Wednesday, April 6, 2011

Checkpoint Charlie

The boys and I went to the Checkpoint Charlie museum yesterday.  Lots of large photographs about people escaping to the west.  Harrowing stories about hot air balloons, homemade submarines, underground tunnels, space carved out between two surfboards atop a car.  Hard to fathom that the wall fell just a little over 20 years ago.  It all seems so distant and strange now.  Still it seems that you cannot tell this particular Berlin story without a little propaganda.  The winning side's propaganda. There is an exhibit describing Picasso's Guernica, posters with insipring words from Gandhi and an entire room dedicated to Ronald Reagan ( they even have a chainsaw that he used on his ranch in CA). Nothing really about Gorbachev.  Nor much about what life in Eastern Germany was really like. It feels very uneven and even a bit kitschy.
And there is unfortunate modern art scattered about the place.  Many artists have tried to capture what the wall meant to the city, or a create an image that reflected the division.  But most images seem to fall short to me.  There is the vague outline of a person, usually in black charcoal, some barbed wire and a bleak sunrise or sunset in the background. Keith Haring, graffiti artist extraordinaire, really got it right.  Hope.  Struggle.  We're all connected. Bright colors.  Someone will probably paint over it tomorrow.

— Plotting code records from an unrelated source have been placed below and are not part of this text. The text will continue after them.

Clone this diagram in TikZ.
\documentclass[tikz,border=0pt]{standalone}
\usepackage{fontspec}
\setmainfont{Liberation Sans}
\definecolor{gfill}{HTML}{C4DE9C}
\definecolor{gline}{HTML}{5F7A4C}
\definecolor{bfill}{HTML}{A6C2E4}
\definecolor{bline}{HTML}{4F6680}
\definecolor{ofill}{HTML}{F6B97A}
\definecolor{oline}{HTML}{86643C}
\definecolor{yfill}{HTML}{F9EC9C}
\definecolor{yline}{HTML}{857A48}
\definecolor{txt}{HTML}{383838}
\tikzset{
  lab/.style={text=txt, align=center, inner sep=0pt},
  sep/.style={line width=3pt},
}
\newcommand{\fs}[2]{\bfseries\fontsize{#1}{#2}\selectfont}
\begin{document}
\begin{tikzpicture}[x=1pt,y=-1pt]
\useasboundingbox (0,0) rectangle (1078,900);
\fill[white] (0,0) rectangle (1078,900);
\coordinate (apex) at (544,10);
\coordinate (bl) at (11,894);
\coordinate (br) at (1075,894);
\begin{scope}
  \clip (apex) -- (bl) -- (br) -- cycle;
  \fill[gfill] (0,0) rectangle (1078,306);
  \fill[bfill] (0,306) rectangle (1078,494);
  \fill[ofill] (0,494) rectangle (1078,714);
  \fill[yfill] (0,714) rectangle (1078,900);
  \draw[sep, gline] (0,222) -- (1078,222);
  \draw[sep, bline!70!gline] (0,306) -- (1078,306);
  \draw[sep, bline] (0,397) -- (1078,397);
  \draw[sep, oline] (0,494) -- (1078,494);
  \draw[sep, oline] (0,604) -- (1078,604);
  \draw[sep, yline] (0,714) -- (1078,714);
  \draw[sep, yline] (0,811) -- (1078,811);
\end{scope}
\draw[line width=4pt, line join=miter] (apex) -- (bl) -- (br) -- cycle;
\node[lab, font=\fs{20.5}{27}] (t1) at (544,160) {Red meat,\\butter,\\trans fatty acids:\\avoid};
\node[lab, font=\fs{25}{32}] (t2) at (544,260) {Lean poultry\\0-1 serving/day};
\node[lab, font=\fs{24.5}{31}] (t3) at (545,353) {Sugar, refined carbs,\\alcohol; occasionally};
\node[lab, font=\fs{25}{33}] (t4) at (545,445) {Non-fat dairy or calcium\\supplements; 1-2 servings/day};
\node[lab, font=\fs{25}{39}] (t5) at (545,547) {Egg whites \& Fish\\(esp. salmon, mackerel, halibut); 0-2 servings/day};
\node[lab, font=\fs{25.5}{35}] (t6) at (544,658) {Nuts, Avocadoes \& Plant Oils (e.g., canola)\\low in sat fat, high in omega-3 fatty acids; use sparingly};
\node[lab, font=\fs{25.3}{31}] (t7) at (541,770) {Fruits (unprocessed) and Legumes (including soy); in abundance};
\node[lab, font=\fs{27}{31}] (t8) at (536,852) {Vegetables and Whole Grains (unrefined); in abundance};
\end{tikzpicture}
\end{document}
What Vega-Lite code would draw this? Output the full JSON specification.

The museum is privately owned and operated and therefore that may be why there is not a scholarly approach to the material.  In addition, the area around Checkpoint Charlie is being revamped and modernized. The actual guard station has been removed and a replica has been put in its place, complete with some guy in a military uniform of questionable origin and an American flag who will take pictures with you and your family in front of sandbags for 2 Euros.  It is a shame to turn it into a tourist trap, but in a Berlin trying to come to terms with its past, maybe a surreal experience is just right.